18. Execution of the services covered by this Agreement is contingent upon strikes, accidents, delays of carriers, delays of delivery, delay of personnel or other causes unavoidable or beyond the control of APR. If performance of this Agreement or any obligation under this Agreement is prevented, restricted, or interfered with by causes beyond either party’s reasonable control (“force majeure”,) and if the party unable to carry out its obligations gives the other party prompt written notice of such event, then the obligations of the party invoking this provision shall be suspended to the extent necessary by such event. The term force majeure shall include, without limitation, acts of God, fire, explosion, vandalism, storm or other similar occurrence, orders or acts of military or civil authority, or by national emergencies, insurrections, riots, wars, supplier failures, shortages, breach, or delays.
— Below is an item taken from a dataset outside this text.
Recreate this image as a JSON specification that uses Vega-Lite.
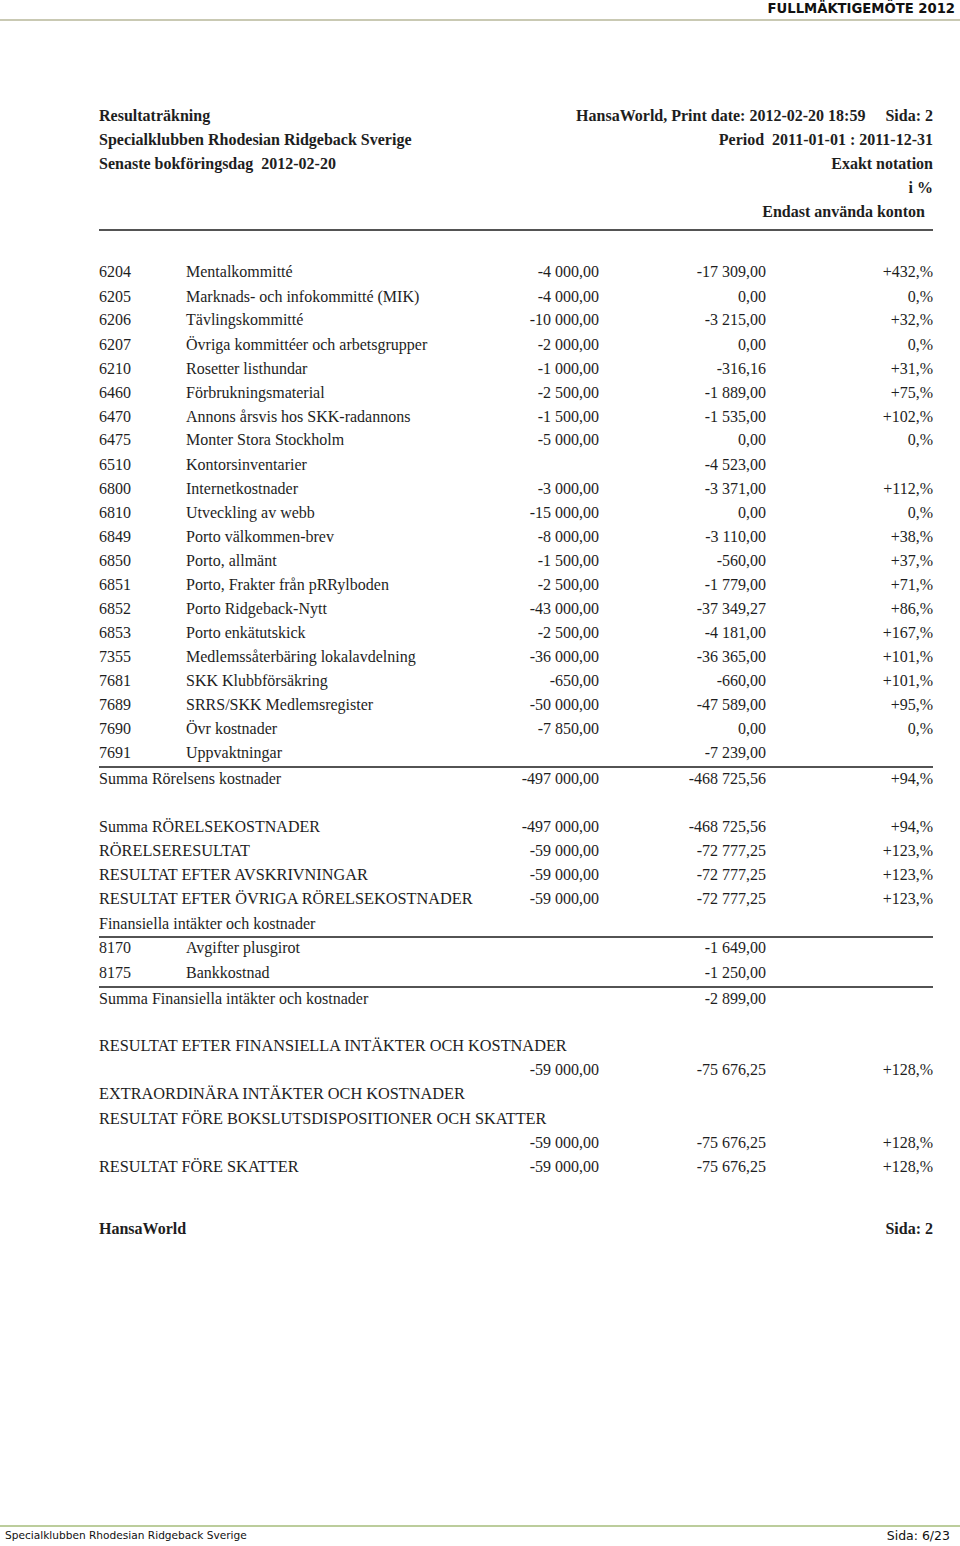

The excused party shall use reasonable efforts under the circumstances to avoid or remove such causes of non-performance and shall proceed to perform with reasonable dispatch whenever such causes are removed or ceased. An act or omission shall be deemed within the reasonable control of a party if committed, omitted, or caused by such party, or its employees, officers, agents, or affiliates.

INDEMNITY

19. The Renter shall defend, indemnify and hold harmless APR, all of its directors, officers, shareholders, employees, affiliates, agents, servants, heirs, executors, administrators, legal representatives and assigns from and against any and all losses, liability claims, damages, costs, expenses, attorney fees, injuries, demands, actions, and causes of actions, arising out of or related to (directly or indirectly) any loss, damage, injury claimed by any persons that may arise from the Renter’s rental, possession, use, operation or care and control of the Equipment. 

GOVERING LAW

20. It is the intention of the APR and the Renter that this Agreement and the performance under this Agreement, and all suits and proceedings under this Agreement, be construed in accordance with and governed, to the exclusion of the law of any other forum, by the laws of the Commonwealth of Puerto Rico without regard to the jurisdiction in which any action or proceeding may be instituted. The parties hereto attorn to the non-exclusive jurisdiction of the courts of the Commonwealth of Puerto Rico.

SEVERABILITY 

21. If any part of this Agreement be declared or held invalid or unenforceable for any reason, such invalidity or unenforceability shall not affect the validity and enforceability of the remainder, which shall continue in force and effect and be construed as if this Agreement had been executed without the invalid or unenforceable portion and it is hereby declared the intention of  the parties hereto that this Agreement would have been executed without reference to any portion which may, for any reason, be hereafter declared or held invalid or unenforceable. 

ENTIRE AGREEMENT 

22. This Agreement constitutes the entire agreement between APR and the Renter. This Agreement shall not be amended, altered or changed except by written agreement signed by APR and the Renter.